## [Information provided]
-----

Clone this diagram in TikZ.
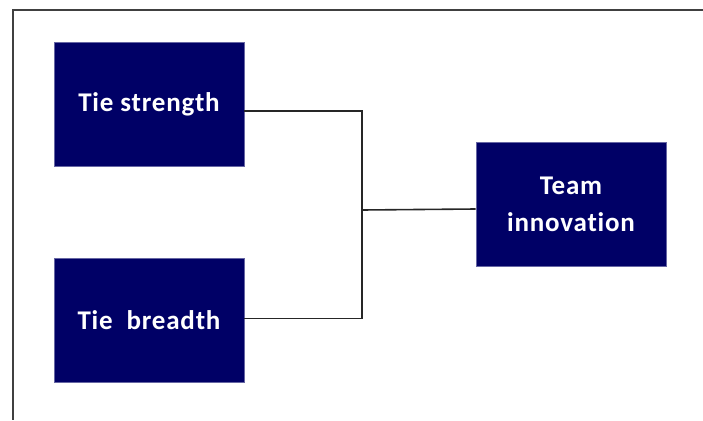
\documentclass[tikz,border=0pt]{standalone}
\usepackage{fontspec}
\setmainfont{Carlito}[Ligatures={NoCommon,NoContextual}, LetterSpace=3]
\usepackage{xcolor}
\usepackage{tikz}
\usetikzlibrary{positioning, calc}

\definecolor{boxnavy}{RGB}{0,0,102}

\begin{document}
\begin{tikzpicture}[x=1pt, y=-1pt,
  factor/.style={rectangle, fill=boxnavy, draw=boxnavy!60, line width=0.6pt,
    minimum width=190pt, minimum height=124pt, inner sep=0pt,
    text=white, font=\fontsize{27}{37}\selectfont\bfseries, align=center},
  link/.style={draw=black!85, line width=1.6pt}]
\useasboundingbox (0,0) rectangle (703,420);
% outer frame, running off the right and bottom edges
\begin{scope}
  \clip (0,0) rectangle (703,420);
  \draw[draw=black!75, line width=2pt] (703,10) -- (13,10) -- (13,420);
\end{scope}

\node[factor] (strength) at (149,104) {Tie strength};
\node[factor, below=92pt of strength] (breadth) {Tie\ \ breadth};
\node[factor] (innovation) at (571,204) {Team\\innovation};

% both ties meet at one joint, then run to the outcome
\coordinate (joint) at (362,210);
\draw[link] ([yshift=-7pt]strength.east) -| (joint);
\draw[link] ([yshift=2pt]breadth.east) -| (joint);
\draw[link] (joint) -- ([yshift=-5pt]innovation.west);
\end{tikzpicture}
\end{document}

-----

## [Set problem]
Produce an exact copy of each line of data, skipping embedded images.

## [Answer to the exercise]
Clone this diagram in TikZ.
\documentclass[tikz,border=0pt]{standalone}
\usepackage{fontspec}
\setmainfont{Carlito}[Ligatures={NoCommon,NoContextual}, LetterSpace=3]
\usepackage{xcolor}
\usepackage{tikz}
\usetikzlibrary{positioning, calc}

\definecolor{boxnavy}{RGB}{0,0,102}

\begin{document}
\begin{tikzpicture}[x=1pt, y=-1pt,
  factor/.style={rectangle, fill=boxnavy, draw=boxnavy!60, line width=0.6pt,
    minimum width=190pt, minimum height=124pt, inner sep=0pt,
    text=white, font=\fontsize{27}{37}\selectfont\bfseries, align=center},
  link/.style={draw=black!85, line width=1.6pt}]
\useasboundingbox (0,0) rectangle (703,420);
% outer frame, running off the right and bottom edges
\begin{scope}
  \clip (0,0) rectangle (703,420);
  \draw[draw=black!75, line width=2pt] (703,10) -- (13,10) -- (13,420);
\end{scope}

\node[factor] (strength) at (149,104) {Tie strength};
\node[factor, below=92pt of strength] (breadth) {Tie\ \ breadth};
\node[factor] (innovation) at (571,204) {Team\\innovation};

% both ties meet at one joint, then run to the outcome
\coordinate (joint) at (362,210);
\draw[link] ([yshift=-7pt]strength.east) -| (joint);
\draw[link] ([yshift=2pt]breadth.east) -| (joint);
\draw[link] (joint) -- ([yshift=-5pt]innovation.west);
\end{tikzpicture}
\end{document}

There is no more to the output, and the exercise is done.